Páginas

quinta-feira, 19 de abril de 2012

Rio de desejos


Quando se despediram e ele não se virou pra traz como sempre faziam, antes que ela vomitasse na outra esquina, segurou aquele enjoou desejando estar grávida e guardou minuciosamente a cor da sua camisa, o brilho do seu cinto e sapatos e o preto da sua calça que combinava com o cabelo, guardou tudo aquilo estando ele de costas, e guardou tão profundamente no coração que talvez seja por isso que nunca mais teve sonhos agradáveis com ele e que nunca mais sentiu falta da presença física dele. 

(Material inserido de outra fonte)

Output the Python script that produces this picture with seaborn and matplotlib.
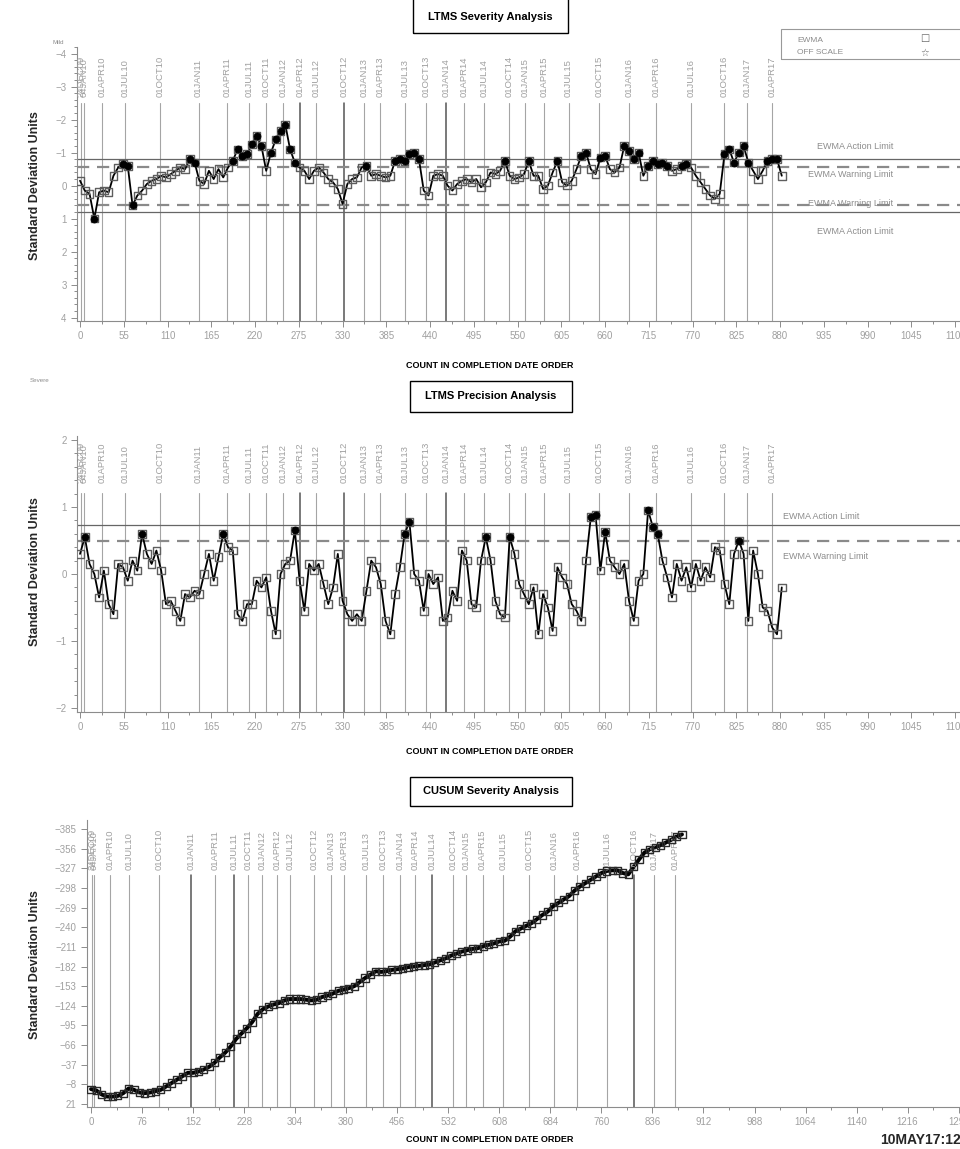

É que ela guardou ele de costas, e foi de costas que ele ficou na sua mente. Fora um dos presentes mais horríveis de se guardar no dia do seu aniversário, guardar um momento triste não faz muito bem pra saúde, mas não dependia tanto assim dela esquecer, algumas marcas ficam, por mais que a gente ria lá na frente. 
Mas pra ser honesta, depois que ela vomitou atrás daquela árvore da esquina, pela primeira vez se deu conta de que estava triste mesmo por ele e não por ela própria, que estava com dó era dele e não dela mesma, que sentia-se mal por ele e não tanto por ela... porque ela sabia que dali em diante seria uma pessoa melhor, mais forte, mais saudável e até mais bonita, porque ela sabia que aquela partida poderia doer muito mais nele do que nela mesma, e que o seu próprio orgulho e medo não a trariam de volta para os braços deles nem se ele quisesse, não a trariam de volta nunca mais, porque ela seria outra pessoa, porque ela seria uma mulher e não mais uma menina.

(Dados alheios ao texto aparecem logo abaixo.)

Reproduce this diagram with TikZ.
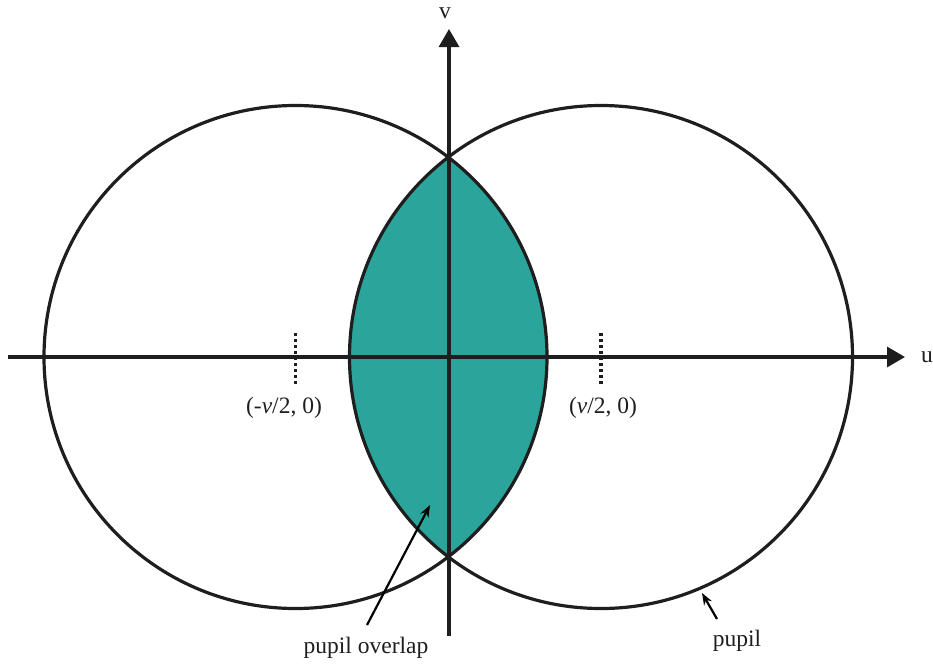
\documentclass[tikz,border=0pt]{standalone}
\usepackage{fontspec}
\setmainfont{Liberation Serif}
\usetikzlibrary{arrows.meta}
\definecolor{lens}{RGB}{43,165,155}
\definecolor{ink}{RGB}{30,30,30}
\tikzset{
  pupilcircle/.style={draw=ink, line width=3.2pt},
  axis/.style={draw=ink, line width=3.2pt, -{Triangle[length=18pt,width=20pt]}},
  tickmark/.style={draw=ink, line width=3.2pt, dash pattern=on 3pt off 3pt},
  lbl/.style={font=\fontsize{23.5}{26}\selectfont, text=ink, inner sep=1pt},
  pointer/.style={draw=black, line width=2.2pt, -{Stealth[length=12pt,width=9pt]}}
}
\begin{document}
\begin{tikzpicture}[x=1pt,y=-1pt]
\useasboundingbox (0,0) rectangle (933,664);
\coordinate (cl) at (295.5,357);
\coordinate (cr) at (601,357);
\coordinate (o) at (449,357);
% lens
\begin{scope}
  \clip (cl) circle (251.5);
  \fill[lens] (cr) circle (251.5);
\end{scope}
\draw[pupilcircle] (cl) circle (251.5);
\draw[pupilcircle] (cr) circle (251.5);
% axes
\coordinate (ustart) at (8,357);
\coordinate (uend) at (905,357);
\coordinate (vstart) at (449,636);
\coordinate (vend) at (449,29);
\draw[axis] (ustart) -- (uend);
\draw[axis] (vstart) -- (vend);
\node[lbl] (ulbl) at (927,357) {u};
\node[lbl] (vlbl) at (445,13) {v};
% ticks
\coordinate (tl1) at (295.5,333);
\coordinate (tl2) at (295.5,386);
\coordinate (tr1) at (601,333);
\coordinate (tr2) at (601,386);
\draw[tickmark] (tl1) -- (tl2);
\draw[tickmark] (tr1) -- (tr2);
\node[lbl] (pl) at (284,408) {(-\textit{ν}/2, 0)};
\node[lbl] (pr) at (603,408) {(\textit{ν}/2, 0)};
% pointers
\node[lbl] (ov) at (366,648) {pupil overlap};
\node[lbl] (pp) at (737,641) {pupil};
\coordinate (ovtail) at (367,625);
\coordinate (ovtip) at (430,505);
\coordinate (pptail) at (717,619);
\coordinate (pptip) at (702,593);
\draw[pointer] (ovtail) -- (ovtip);
\draw[pointer] (pptail) -- (pptip);
\end{tikzpicture}
\end{document}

Por um triz ela quase desacreditou  no amor, por um triz quase desconfiou da própria heterossexualidade, por um triz quase usou aquela desculpa pra desistir de tudo de uma vez...mas o buraco no peito foi se alargando de tal forma que um rio de desejos foi se apossando com a enxurrada de lágrimas que se propôs a chorar pra lavar a alma, e chorou tanto, tanto, mais tanto! Que a casa virou piscina, e o verão chegou. 

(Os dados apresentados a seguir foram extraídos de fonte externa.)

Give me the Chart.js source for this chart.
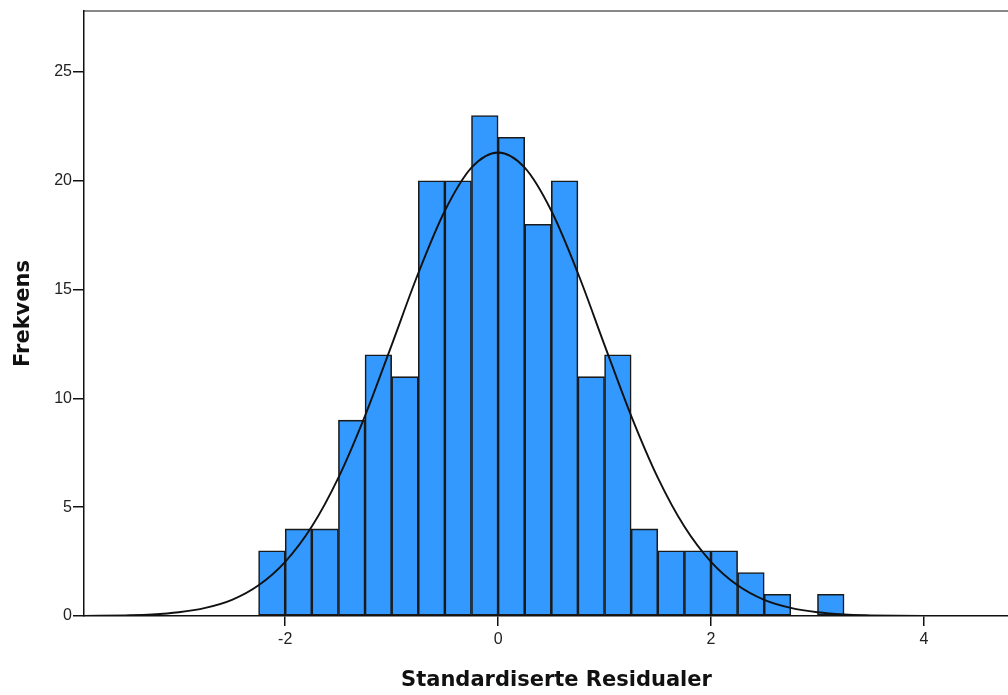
<!DOCTYPE html>
<html>
<head>
<meta charset="utf-8">
<script src="https://cdn.jsdelivr.net/npm/chart.js@4/dist/chart.umd.min.js"></script>
<style>
  html, body { margin: 0; padding: 0; background: #ffffff; overflow: hidden; }
  #c { display: block; }
</style>
</head>
<body>
<canvas id="c" width="1008" height="695"></canvas>
<script>
// Histogram bins (centres of 0.25-wide bins) and counts
const binCenters = [-2.125, -1.875, -1.625, -1.375, -1.125, -0.875, -0.625, -0.375, -0.125,
                    0.125, 0.375, 0.625, 0.875, 1.125, 1.375, 1.625, 1.875, 2.125, 2.375,
                    2.625, 2.875, 3.125];
const counts = [3, 4, 4, 9, 12, 11, 20, 20, 23, 22, 18, 20, 11, 12, 4, 3, 3, 3, 2, 1, 0, 1];

// Normal curve
const curveX = [-3.89, -3.5, -3.25, -3.0, -2.75, -2.5, -2.25, -2.0, -1.75, -1.5, -1.25, -1.0,
                -0.75, -0.5, -0.25, 0, 0.25, 0.5, 0.75, 1.0, 1.25, 1.5, 1.75, 2.0, 2.25,
                2.5, 2.75, 3.0, 3.25, 3.5, 3.75, 4.0, 4.5, 4.79];
const curveY = [0.0, 0.03, 0.07, 0.17, 0.37, 0.74, 1.41, 2.49, 4.11, 6.36, 9.2, 12.45,
                15.75, 18.62, 20.6, 21.3, 20.6, 18.62, 15.75, 12.45, 9.2, 6.36, 4.11, 2.49, 1.41,
                0.74, 0.37, 0.17, 0.07, 0.03, 0.01, 0.0, 0.0, 0.0];

const xTicks = [-2, 0, 2, 4];
const yTicks = [0, 5, 10, 15, 20, 25];

const xMin = -3.89, xMax = 4.79, yMin = 0, yMax = 27.8;

const barData = binCenters.map((x, i) => ({ x: x, y: counts[i] }));
const lineData = curveX.map((x, i) => ({ x: x, y: curveY[i] }));

const tickFont = { family: 'Liberation Sans, Arial, sans-serif', size: 16 };
const titleFont = { family: 'DejaVu Sans, sans-serif', size: 21, weight: 'bold' };

new Chart(document.getElementById('c'), {
  type: 'bar',
  data: {
    datasets: [
      {
        type: 'line',
        data: lineData,
        borderColor: '#111111',
        borderWidth: 1.9,
        pointRadius: 0,
        cubicInterpolationMode: 'monotone',
        fill: false,
        order: 0,
        xAxisID: 'x',
        yAxisID: 'y'
      },
      {
        type: 'bar',
        data: barData,
        backgroundColor: '#3399ff',
        borderColor: '#1a1a1a',
        borderWidth: 1.6,
        borderSkipped: false,
        barPercentage: 1.0,
        categoryPercentage: 1.0,
        grouped: false,
        order: 1,
        xAxisID: 'x',
        yAxisID: 'y'
      }
    ]
  },
  options: {
    responsive: false,
    animation: false,
    devicePixelRatio: 1,
    layout: { padding: { top: 11, left: 0, right: 0, bottom: 0 } },
    plugins: { legend: { display: false }, tooltip: { enabled: false } },
    scales: {
      x: {
        type: 'linear',
        position: 'bottom',
        min: xMin,
        max: xMax,
        offset: false,
        afterBuildTicks: (s) => { s.ticks = xTicks.map(v => ({ value: v })); },
        afterFit: (s) => { s.height = 79; },
        ticks: {
          font: tickFont,
          color: '#222222',
          padding: 4,
          maxRotation: 0,
          autoSkip: false,
          callback: (v) => String(v)
        },
        grid: { display: true, offset: false, drawOnChartArea: false, drawTicks: true, tickLength: 10, color: '#111111', lineWidth: 1.5 },
        border: { display: true, color: '#111111', width: 1.5 },
        title: { display: true, text: '\u2003Standardiserte Residualer', font: titleFont, color: '#111111', padding: { top: 0, bottom: 2 } }
      },
      x2: {
        type: 'linear',
        position: 'top',
        min: xMin,
        max: xMax,
        afterFit: (s) => { s.height = 0; },
        ticks: { display: false },
        grid: { display: false, drawTicks: false },
        border: { display: true, color: '#888888', width: 2 }
      },
      y: {
        type: 'linear',
        position: 'left',
        min: yMin,
        max: yMax,
        afterBuildTicks: (s) => { s.ticks = yTicks.map(v => ({ value: v })); },
        afterFit: (s) => { s.width = 84; },
        ticks: {
          font: tickFont,
          color: '#222222',
          padding: 1,
          callback: (v) => String(v)
        },
        grid: { display: true, drawOnChartArea: false, drawTicks: true, tickLength: 11, color: '#111111', lineWidth: 1.5 },
        border: { display: true, color: '#111111', width: 1.5 },
        title: { display: true, text: 'Frekvens', font: titleFont, color: '#111111', padding: { top: 11, bottom: 0 } }
      }
    }
  }
});
</script>
</body>
</html>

Com o tempo percebeu que aquele amor não passava de poeira, de fogo de palha, aquele amor não era verdadeiro, não era forte, aquele amor machucava por dentro, maltratava, implicava, era aparência, carência, e ainda pior! Aquele amor prometia e não cumpria, prendia e sufocava, aquele amor era: Doença.
Com os joelhos no chão, ela rezava fervorosamente antes de dormir, para que Deus sempre a fizesse lembrar de que ela era uma pessoa livre e que merecia ser feliz. Quando acordava, sofria. A vida mostrou-se terrivelmente violenta para ela. E todas as tentativas eram meio cegas, quando tentava dar a volta por cima, mas ela continuava a andar sem saber o caminho, era um cego no tiroteio sem se preocupar com a próxima etapa, querendo apenas o voo. Amanhã era sempre sinal de esperança, "Amanhã sempre será melhor do que hoje", repetia antes de dormir e ao acordar e desse jeito a vida ficou meio que com cheiro de algodão doce.
Se refez aos poucos, pintou e bordou, fez novos amigos, aprendeu a dirigir, a diagramar, a rezar, a escrever sobre sentimentos, sobre superação, consolou outras meninas, saiu pra dançar, começou a comer melhor, a gargalhar por pequenas coisas e comprou roupas novas, trocou de perfume, beijou alguns garotos e foi ao cinema com aquela velha amiga.
Ela aprendeu não sei ao certo como, que acima e além de tudo o bem existe. E diferente do mal, não se mostra pra todo mundo, não se vangloria, não cobra, e está feito espião dentro do mundo, está em todos os lugares disfarçado e de olho em cada um de nós.